Problem: Assume we have an i.i.d data set $\{\bar{x} \} \subset \mathbb{R}^n$, sampled from an $n-$dimensional normal distribution where each dimension is independent, with zero mean and $\sigma^2$ variance (i.e. $P(\bar{x}) = \Pi_k \mathcal{N}(x_k| 0, \sigma^2)$). Prove that $var(\frac{\Vert \bar{x}^i - \bar{x}^j \Vert_2^2}{\mathbb{E}[\Vert \bar{x}^i - \bar{x}^j \Vert_2^2]}) = \frac{n + 2}{n} - 1$.
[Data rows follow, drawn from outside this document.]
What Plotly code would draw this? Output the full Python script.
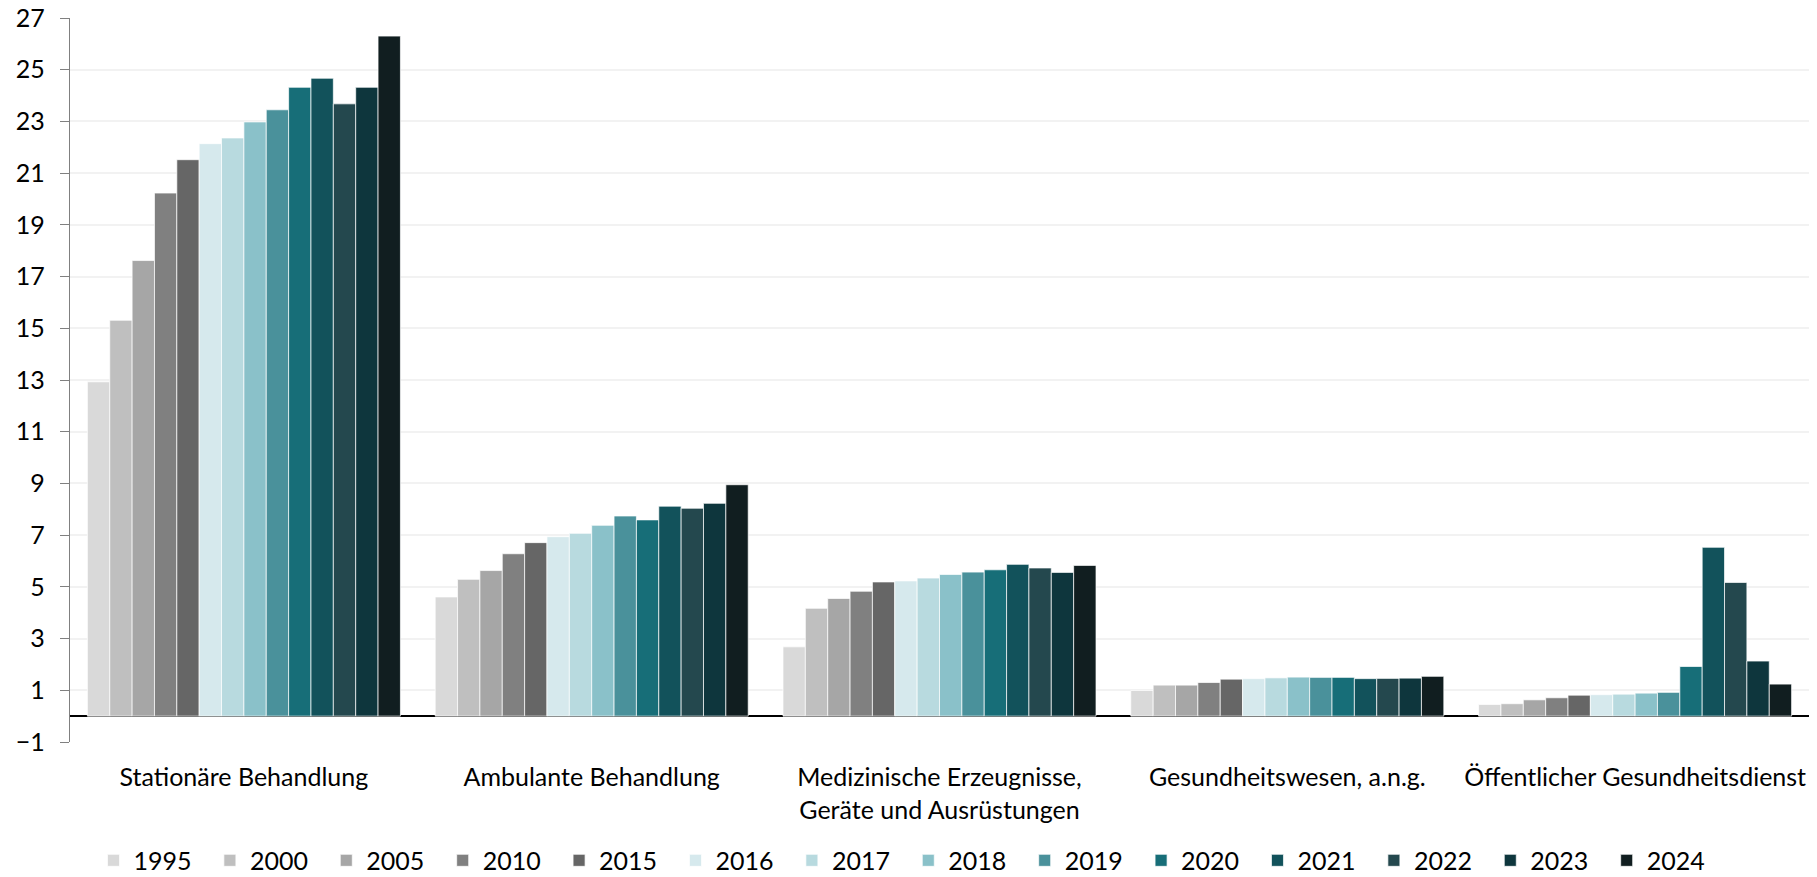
import plotly.graph_objects as go

categories = [
    "Stationäre Behandlung",
    "Ambulante Behandlung",
    "Medizinische Erzeugnisse,<br>Geräte und Ausrüstungen",
    "Gesundheitswesen, a.n.g.",
    "Öffentlicher Gesundheitsdienst",
]

years = ["1995", "2000", "2005", "2010", "2015", "2016", "2017",
         "2018", "2019", "2020", "2021", "2022", "2023", "2024"]

colors = ["#d9d9d9", "#bfbfbf", "#a6a6a6", "#808080", "#666666",
          "#d6e9ed", "#b8dadf", "#8ac1c9", "#4a919b", "#176e78",
          "#12525b", "#24484e", "#0e363d", "#111e20"]

stationaer = [12.93, 15.31, 17.62, 20.23, 21.52, 22.14, 22.36, 22.98, 23.45, 24.32, 24.67, 23.68, 24.32, 26.30]
ambulant = [4.61, 5.29, 5.63, 6.28, 6.71, 6.94, 7.07, 7.38, 7.74, 7.59, 8.12, 8.04, 8.23, 8.95]
medizinisch = [2.68, 4.17, 4.55, 4.83, 5.19, 5.23, 5.34, 5.48, 5.57, 5.66, 5.87, 5.73, 5.56, 5.83]
gesundheitswesen = [0.99, 1.20, 1.20, 1.30, 1.43, 1.45, 1.48, 1.51, 1.50, 1.50, 1.45, 1.46, 1.47, 1.54]
oeffentlich = [0.45, 0.48, 0.63, 0.71, 0.81, 0.83, 0.85, 0.89, 0.92, 1.92, 6.53, 5.17, 2.13, 1.24]

series = [stationaer, ambulant, medizinisch, gesundheitswesen, oeffentlich]

FONT = "Lato"
FS = 25

fig = go.Figure()
for i, (year, color) in enumerate(zip(years, colors)):
    fig.add_trace(go.Bar(
        name=year,
        x=categories,
        y=[s[i] for s in series],
        marker=dict(color=color, line=dict(color="rgba(255,255,255,0.7)", width=1)),
    ))

fig.update_layout(
    width=1817, height=877,
    barmode="group",
    bargap=0.1,
    bargroupgap=0,
    plot_bgcolor="white",
    paper_bgcolor="white",
    margin=dict(l=70, r=8, t=18, b=135, autoexpand=False),
    font=dict(family=FONT, color="#000000", size=FS),
    legend=dict(
        orientation="h",
        x=0.0135, xanchor="left",
        y=-0.132, yanchor="top",
        entrywidth=71.4,
        font=dict(family=FONT, size=FS, color="#000000"),
        itemwidth=30,
        traceorder="normal",
    ),
    xaxis=dict(
        showline=False,
        showgrid=False,
        ticks="",
        tickfont=dict(family=FONT, size=FS, color="#000000"),
        ticklabelstandoff=18,
    ),
    yaxis=dict(
        range=[-1, 27],
        tick0=-1, dtick=2,
        showgrid=True,
        gridcolor="#f2f2f2",
        gridwidth=2,
        showline=True,
        linecolor="#808080",
        linewidth=1.3,
        ticks="outside",
        ticklen=9,
        tickcolor="#808080",
        tickwidth=1.3,
        zeroline=True,
        zerolinecolor="#000000",
        zerolinewidth=1.5,
        tickfont=dict(family=FONT, size=FS, color="#000000"),
        ticklabelstandoff=10,
    ),
)

fig.write_html("out.html")
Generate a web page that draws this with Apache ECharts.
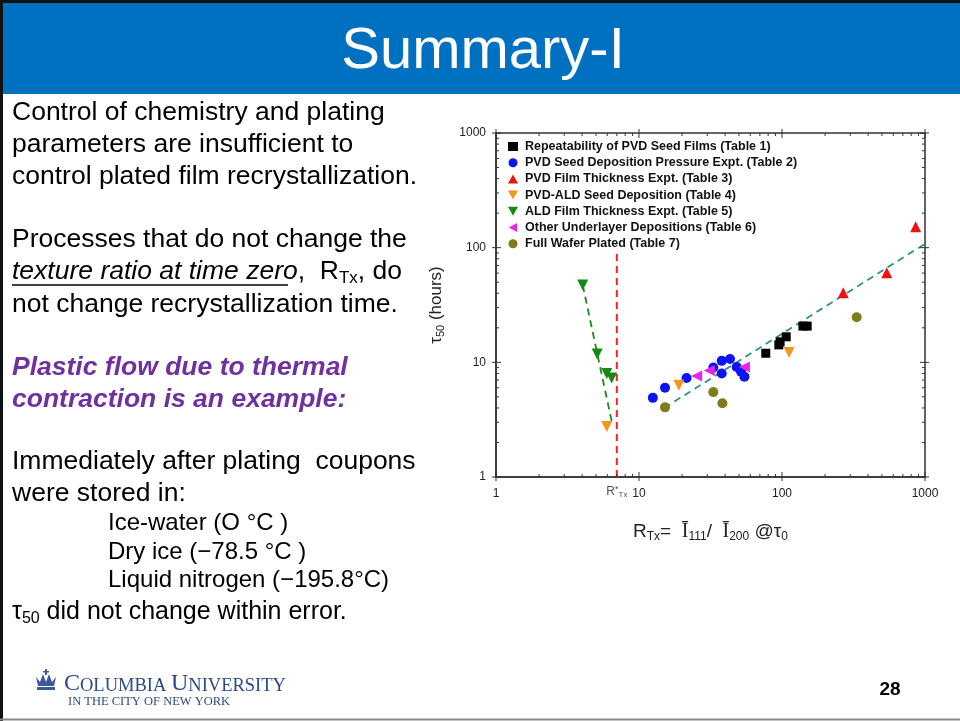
<!DOCTYPE html>
<html><head><meta charset="utf-8">
<script src="https://cdn.jsdelivr.net/npm/echarts@6/dist/echarts.min.js"></script>
<style>html,body{margin:0;padding:0;background:#fff}#c{width:960px;height:721px}</style>
</head><body><div id="c"></div>
<script>
// ---- data ----
const seriesNames = [
  'Repeatability of PVD Seed Films (Table 1)',
  'PVD Seed Deposition Pressure Expt. (Table 2)',
  'PVD Film Thickness Expt. (Table 3)',
  'PVD-ALD Seed Deposition (Table 4)',
  'ALD Film Thickness Expt. (Table 5)',
  'Other Underlayer Depositions (Table 6)',
  'Full Wafer Plated (Table 7)'
];
const table1 = [[77,12.0],[95,14.2],[97,15.1],[107,16.7],[140,20.7],[150,20.7]];
const table2 = [[12.5,4.9],[15.2,6.0],[21.5,7.3],[33.1,9.0],[37.9,10.3],[43.3,10.7],[37.9,8.0],[48.2,9.1],[51.7,8.3],[54.6,7.5]];
const table3 = [[268,40.4],[540,60.4],[861,152]];
const table4 = [[5.95,2.75],[19.0,6.3],[112,12.2]];
const table5 = [[4.04,47.2],[5.1,11.8],[5.95,8.0],[6.44,7.3]];
const table6 = [[25.3,7.6],[31.0,8.5],[54.6,9.1]];
const table7 = [[15.2,4.05],[33.1,5.5],[38.3,4.4],[333,24.7]];
const fitLine = [[15,4.0],[1000,108]];
const aldFitLine = [[4.04,47.2],[6.5,2.9]];
const rStarLine = [[7,1],[7,90]];
const rStarLabelPoint = [[7,1]];
const xTickLabels = ['1','10','100','1000'];
const yTickLabels = ['1','10','100','1000'];
const majorTickValues = [1,10,100,1000];
const minorTickValues = [2,3,4,5,6,7,8,9,20,30,40,50,60,70,80,90,200,300,400,500,600,700,800,900];

// ---- styles ----
const FF = '"Liberation Sans", Arial, sans-serif';
const SERIF = '"Liberation Serif", "Times New Roman", serif';
const colors = ['#000000','#0a14f0','#f01212','#f7941d','#148a14','#f020f0','#7f7c1c'];
const symbols = ['rect','circle','triangle','path://M0,0L10,0L5,9Z','path://M0,0L10,0L5,9Z','path://M0,5L9,0L9,10Z','circle'];
const sizes = [9,10,11,11,11,11,10];
const tables = [table1,table2,table3,table4,table5,table6,table7];

// tick items: [value, axisKind(0=x,1=y), inLen, outLen, dummy]
const tickData = [];
majorTickValues.forEach(v => { tickData.push([v,0,5,4,10]); tickData.push([v,1,5,4,10]); });
minorTickValues.forEach(v => { tickData.push([v,0,3,0,10]); tickData.push([v,1,3,0,10]); });

const series = tables.map((d,i) => ({
  name: seriesNames[i], type: 'scatter', data: d, symbol: symbols[i], symbolSize: sizes[i],
  itemStyle: {color: colors[i], opacity: 1}, z: 5
}));
series.push({type:'line', data: fitLine, symbol:'none', silent:true,
  lineStyle:{color:'#2e8f8f', width:1.8, type:[7,5]}, z:3});
series.push({type:'line', data: aldFitLine, symbol:'none', silent:true,
  lineStyle:{color:'#1d8a1d', width:1.8, type:[7,5]}, z:3});
series.push({type:'line', data: rStarLine, symbol:'none', silent:true,
  lineStyle:{color:'#ff2424', width:2, type:[7,5]}, z:3});
series.push({type:'scatter', data: rStarLabelPoint, symbolSize: 0, silent:true,
  label:{show:true, position:'bottom', distance: 8,
    formatter:'{r|R}{s|*}{b|Tx}',
    rich:{
      r:{fontFamily:FF, fontSize:12, color:'#222', lineHeight:14, verticalAlign:'middle'},
      s:{fontFamily:FF, fontSize:9, color:'#222', lineHeight:14, verticalAlign:'top'},
      b:{fontFamily:FF, fontSize:8, color:'#222', lineHeight:8, verticalAlign:'bottom'}
    }}});
series.push({type:'custom', data: tickData, encode:{x:0, y:4}, clip:false, silent:true, z:10,
  renderItem: function(params, api){
    const v = api.value(0), kind = api.value(1), inL = api.value(2), outL = api.value(3);
    const st = {stroke:'#333', lineWidth:1};
    if (kind === 0) {
      const b = api.coord([v,1]), t = api.coord([v,1000]);
      return {type:'group', children:[
        {type:'line', shape:{x1:b[0], y1:b[1]-inL, x2:b[0], y2:b[1]+outL}, style:st},
        {type:'line', shape:{x1:t[0], y1:t[1]+inL, x2:t[0], y2:t[1]-outL}, style:st}
      ]};
    } else {
      const l = api.coord([1,v]), r = api.coord([1000,v]);
      return {type:'group', children:[
        {type:'line', shape:{x1:l[0]-outL, y1:l[1], x2:l[0]+inL, y2:l[1]}, style:st},
        {type:'line', shape:{x1:r[0]-inL, y1:r[1], x2:r[0]+outL, y2:r[1]}, style:st}
      ]};
    }
  }});

// ---- slide text ----
const T = 26.5;
function bodyText(x, y, text){
  return {type:'text', x:x, y:y, silent:true, style:{text:text, fontFamily:FF, fontSize:T, fill:'#000', verticalAlign:'middle'}};
}
const subRich = {
  n:{fontFamily:FF, fontSize:T, lineHeight:30, fill:'#000'},
  i:{fontFamily:FF, fontSize:T, fontStyle:'italic', lineHeight:30, fill:'#000'},
  sub:{fontFamily:FF, fontSize:17, lineHeight:12, verticalAlign:'bottom', fill:'#000'}
};
const purple = '#7030a0';
const logoBlue = '#2b4a8a';
const graphics = [
  {type:'rect', shape:{x:3, y:3, width:957, height:91}, style:{fill:'#0070c0'}, silent:true},
  {type:'text', x:483, y:52, silent:true, style:{text:'Summary-I', fontFamily:FF, fontSize:58, fill:'#fff', align:'center', verticalAlign:'middle'}},
  bodyText(12,113,'Control of chemistry and plating'),
  bodyText(12,145,'parameters are insufficient to'),
  bodyText(12,177,'control plated film recrystallization.'),
  bodyText(12,240,'Processes that do not change the'),
  {type:'text', x:12, y:272, silent:true, style:{text:'{i|texture ratio at time zero}{n|,  R}{sub|Tx}{n|, do}', rich:subRich, verticalAlign:'middle'}},
  {type:'line', shape:{x1:12, y1:285, x2:288, y2:285}, style:{stroke:'#000', lineWidth:1.5}, silent:true},
  bodyText(12,305,'not change recrystallization time.'),
  {type:'text', x:12, y:368, silent:true, style:{text:'Plastic flow due to thermal', fontFamily:FF, fontSize:T, fontWeight:'bold', fontStyle:'italic', fill:purple, verticalAlign:'middle'}},
  {type:'text', x:12, y:400, silent:true, style:{text:'contraction is an example:', fontFamily:FF, fontSize:T, fontWeight:'bold', fontStyle:'italic', fill:purple, verticalAlign:'middle'}},
  bodyText(12,462,'Immediately after plating  coupons'),
  bodyText(12,494,'were stored in:'),
  {type:'text', x:108, y:523, silent:true, style:{text:'Ice-water (O °C )', fontFamily:FF, fontSize:24, fill:'#000', verticalAlign:'middle'}},
  {type:'text', x:108, y:552, silent:true, style:{text:'Dry ice (\u221278.5 °C )', fontFamily:FF, fontSize:24, fill:'#000', verticalAlign:'middle'}},
  {type:'text', x:108, y:580, silent:true, style:{text:'Liquid nitrogen (\u2212195.8°C)', fontFamily:FF, fontSize:24, fill:'#000', verticalAlign:'middle'}},
  {type:'text', x:12, y:612, silent:true, style:{text:'{n|\u03c4}{sub|50}{n| did not change within error.}', rich:{
    n:{fontFamily:FF, fontSize:25, lineHeight:30, fill:'#000'},
    sub:{fontFamily:FF, fontSize:16, lineHeight:12, verticalAlign:'bottom', fill:'#000'}}, verticalAlign:'middle'}},
  // Columbia logo
  {type:'group', x:36, y:673, silent:true, children:[
    {type:'polygon', shape:{points:[[0,4],[4,9],[7,1],[10,9],[13,1],[16,9],[20,4],[18,13],[2,13]]}, style:{fill:'#3a5a9a'}},
    {type:'rect', shape:{x:1, y:14, width:18, height:3}, style:{fill:'#3a5a9a'}},
    {type:'rect', shape:{x:9, y:-4, width:2, height:6}, style:{fill:'#3a5a9a'}},
    {type:'rect', shape:{x:7, y:-2, width:6, height:1.5}, style:{fill:'#3a5a9a'}}
  ]},
  {type:'text', x:64, y:683, silent:true, style:{text:'{b|C}{s|OLUMBIA }{b|U}{s|NIVERSITY}', verticalAlign:'middle', rich:{
    b:{fontFamily:SERIF, fontSize:24, fill:logoBlue, lineHeight:26, verticalAlign:'bottom'},
    s:{fontFamily:SERIF, fontSize:18.5, fill:logoBlue, lineHeight:21, verticalAlign:'bottom'}}}},
  {type:'text', x:68, y:702, silent:true, style:{text:'IN THE CITY OF NEW YORK', fontFamily:SERIF, fontSize:12.5, fill:logoBlue, verticalAlign:'middle'}},
  {type:'text', x:890, y:690, silent:true, style:{text:'28', fontFamily:FF, fontSize:19, fontWeight:'bold', fill:'#000', align:'center', verticalAlign:'middle'}},
  // slide border
  {type:'line', shape:{x1:1.5, y1:0, x2:1.5, y2:721}, style:{stroke:'#111', lineWidth:3}, silent:true},
  {type:'line', shape:{x1:0, y1:1.5, x2:960, y2:1.5}, style:{stroke:'#111', lineWidth:3}, silent:true},
  {type:'line', shape:{x1:0, y1:719.5, x2:960, y2:719.5}, style:{stroke:'#888', lineWidth:2}, silent:true}
];

const chart = echarts.init(document.getElementById('c'), null, {renderer:'canvas'});
chart.setOption({
  backgroundColor:'#ffffff',
  animation:false,
  grid:{left:496, right:35, top:133, bottom:244, show:true, borderColor:'#333', borderWidth:1.5, backgroundColor:'transparent'},
  legend:{
    orient:'vertical', left:503, top:135, itemWidth:10, itemHeight:9, itemGap:3.2,
    data: seriesNames, selectedMode:false,
    textStyle:{fontFamily:FF, fontWeight:'bold', fontSize:12.5, color:'#111', lineHeight:13, padding:[0,0,0,2]}
  },
  xAxis:{
    type:'log', logBase:10, min:1, max:1000,
    axisLine:{show:true, lineStyle:{color:'#333', width:1.5}},
    axisTick:{show:false}, splitLine:{show:false},
    axisLabel:{margin:11, fontFamily:FF, fontSize:12, color:'#222',
      formatter: function(v){ const i = majorTickValues.indexOf(Math.round(v)); return i>=0 ? xTickLabels[i] : ''; }},
    name:'{r|R}{sub|Tx}{r|=  }{i|\u012a}{sub|111}{r|/  }{i|\u012a}{sub|200}{r| @\u03c4}{sub|0}',
    nameLocation:'middle', nameGap:44,
    nameTextStyle:{rich:{
      r:{fontFamily:FF, fontSize:19, color:'#222', lineHeight:22},
      i:{fontFamily:SERIF, fontSize:20, color:'#222', lineHeight:22},
      sub:{fontFamily:FF, fontSize:12, color:'#222', lineHeight:10, verticalAlign:'bottom'}
    }}
  },
  yAxis:{
    type:'log', logBase:10, min:1, max:1000,
    axisLine:{show:true, lineStyle:{color:'#333', width:1.5}},
    axisTick:{show:false}, splitLine:{show:false},
    axisLabel:{margin:10, fontFamily:FF, fontSize:12, color:'#222',
      formatter: function(v){ const i = majorTickValues.indexOf(Math.round(v)); return i>=0 ? yTickLabels[i] : ''; }},
    name:'{t|\u03c4}{sub|50}{t| (hours)}', nameLocation:'middle', nameGap:50, nameRotate:90,
    nameTextStyle:{rich:{
      t:{fontFamily:FF, fontSize:17, color:'#222', lineHeight:20},
      sub:{fontFamily:FF, fontSize:11, color:'#222', lineHeight:8, verticalAlign:'bottom'}
    }}
  },
  series: series,
  graphic: graphics
});
</script></body></html>
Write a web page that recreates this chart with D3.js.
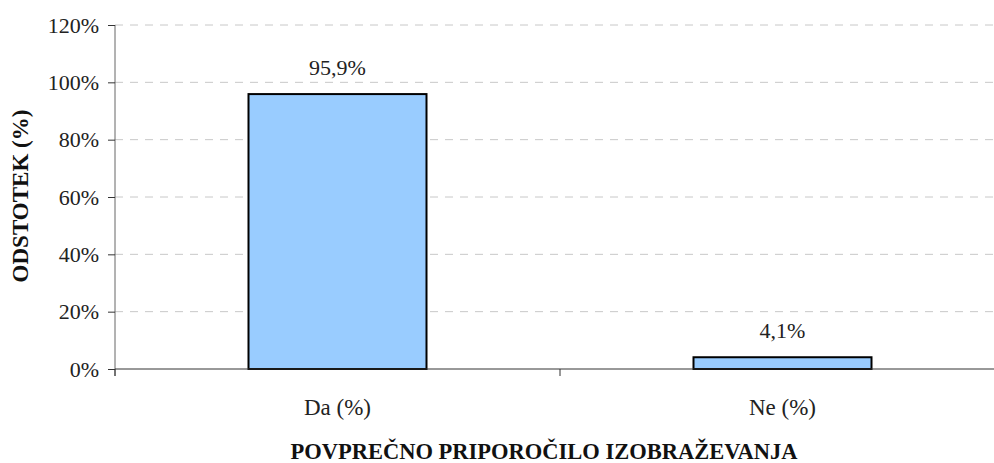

Attempt at solution: knowing that $\bar{x}^i$ and $\bar{x}^j$ are i.i.d. and normal, we know $\bar{y} = \bar{x}^i - \bar{x}^j$ is also normal, and in fact, $P(y_k) = \mathcal{N}(y_k|0, 2 \sigma^2)$. So I can simplify the target expression to $$var(\frac{\Vert \bar{y} \Vert_2^2}{\mathbb{E}[\Vert \bar{y} \Vert_2^2]}) = var(\frac{\sum_k y_k^2}{\mathbb{E}[\sum_k y_k^2]}) = (\frac{1}{\sum_k \mathbb{E}[y_k^2]})^2 \sum_k var(y_k^2) \\\ = (\frac{1}{\sum_k \mathbb{E}[y_k^2]})^2 \sum_k \mathbb{E}[y_k^4] - \mathbb{E}[y_k^2]^2 \\\ = (\frac{1}{\sum_k \mathbb{E}[y_k^2]})^2 \sum_k 12 \sigma^4 - \mathbb{E}[y_k^2]^2 $$
where in the second line I used a hint for the problem that $\mathbb{E}[y_i^2 y_j^2] = \mathbb{E}[y_i^2] \mathbb{E}[y_j^2]$, and in third line, I used $\mathbb{E}[y_k^4] = 12\sigma^4$ from a hint for the problem. But now I arrive at a wrong result. Any help is appreciated!
Substituting $E[y_k^4] = 12 \sigma^4$ and $E[y_k^2] = 2 \sigma^2$ into your last line yields $$\frac{n(12 - 4) \sigma^4}{(n \cdot 2 \sigma^2)^2} = \frac{2}{n}$$ which is the answer you are looking for.